In general, I think the central crux between us is whether or not this is true:
tropical geometry might be relevant ML, for the simple reason that the functions coming up in ML with ReLU activation are PL
I'm not sure I agree with this argument. The use of PL functions is by no means central to ML theory, and is an incidental aspect of early algorithms. The most efficient activation functions for most problems tend to not be ReLUs, though the question of activation functions is often somewhat moot due to the universal approximation theorem (and the fact that, in practice, at least for shallow NNs anything implementable by one reasonable activation tends to be easily implementable, with similar macroscopic properties, by any other). So the reason that PL functions come up is that they're "good enough to approximate any function" (and also "asymptotic linearity" seems genuinely useful to avoid some explosion behaviors). But by the same token, you might expect people who think deeply about polynomial functions to be good at doing analysis because of the Stone-Weierstrass theorem.
More concretely, I think there are two core "type mismatches" between tropical geometry and the kinds of questions that appear in ML:
- Algebraic geometry in general (including tropical geometry) isn't good at dealing with deep compositions of functions, and especially approximate compositions.
- (More specific to TG): the polytopes that appear in neural nets are as I explained inherently random (the typical interpretation we have of even combinatorial algorithms like modular addition is that the PL functions produce some random sharding of some polynomial function).
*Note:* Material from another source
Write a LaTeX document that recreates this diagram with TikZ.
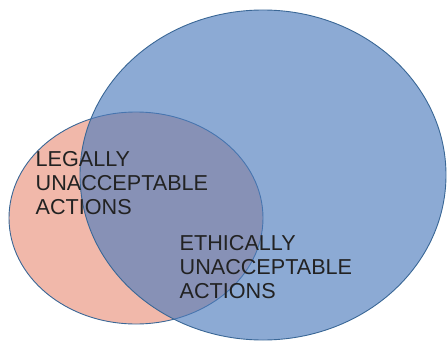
\documentclass[tikz,border=0pt]{standalone}
\usepackage{fontspec}
\setmainfont{Liberation Sans}
\usetikzlibrary{shapes.geometric}
\definecolor{setred}{RGB}{241,184,170}
\definecolor{setblue}{RGB}{79,125,189}
\definecolor{setline}{RGB}{58,103,150}
\definecolor{labelgray}{RGB}{34,34,34}
\tikzset{
  setshape/.style={ellipse, draw=setline, line width=0.9pt, inner sep=0pt},
  setlabel/.style={anchor=north west, inner sep=0pt, align=left, text=labelgray,
    font=\fontsize{21.6}{24}\selectfont}
}
\begin{document}
\begin{tikzpicture}[x=1pt,y=1pt]
  \useasboundingbox (0,0) rectangle (447,341);
  % legally unacceptable set
  \node[setshape, fill=setred, minimum width=254pt, minimum height=212pt] (legal) at (136,123) {};
  % ethically unacceptable set, translucent so the overlap shows
  \node[setshape, fill=setblue, fill opacity=0.65, minimum width=366pt, minimum height=330pt] (ethic) at (263,166) {};
  \node[setlabel] (legaltext) at (35.5,190) {LEGALLY\\UNACCEPTABLE\\ACTIONS};
  \node[setlabel] (ethictext) at (179.5,106) {ETHICALLY\\UNACCEPTABLE\\ACTIONS};
\end{tikzpicture}
\end{document}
This is a very strange thing to consider from the point of view of a tropical geometer: like as an algebraic geometer, it's hard for me to imagine a case where "this polynomial has degree approximately 5... it might be 4 or 6, but the difference between them is small". I simply can't think of any behavior that is at all meaningful from an AG-like perspective where the questions of fan combinatorics and degrees of polynomials are replaced by questions of approximate equality.
I can see myself changing my view if I see some nontrivial concrete prediction or idea that tropical geometry can provide in this context. I think a "relaxed" form of this question (where I genuinely haven't looked at the literature) is whether tropical geometry has ever been useful (either in proving something or at least in reconceptualizing something in an interesting way) in linear programming. I think if I see a convincing affirmative answer to this relaxed question, I would be a little more sympathetic here. However, the type signature here really does seem off to me.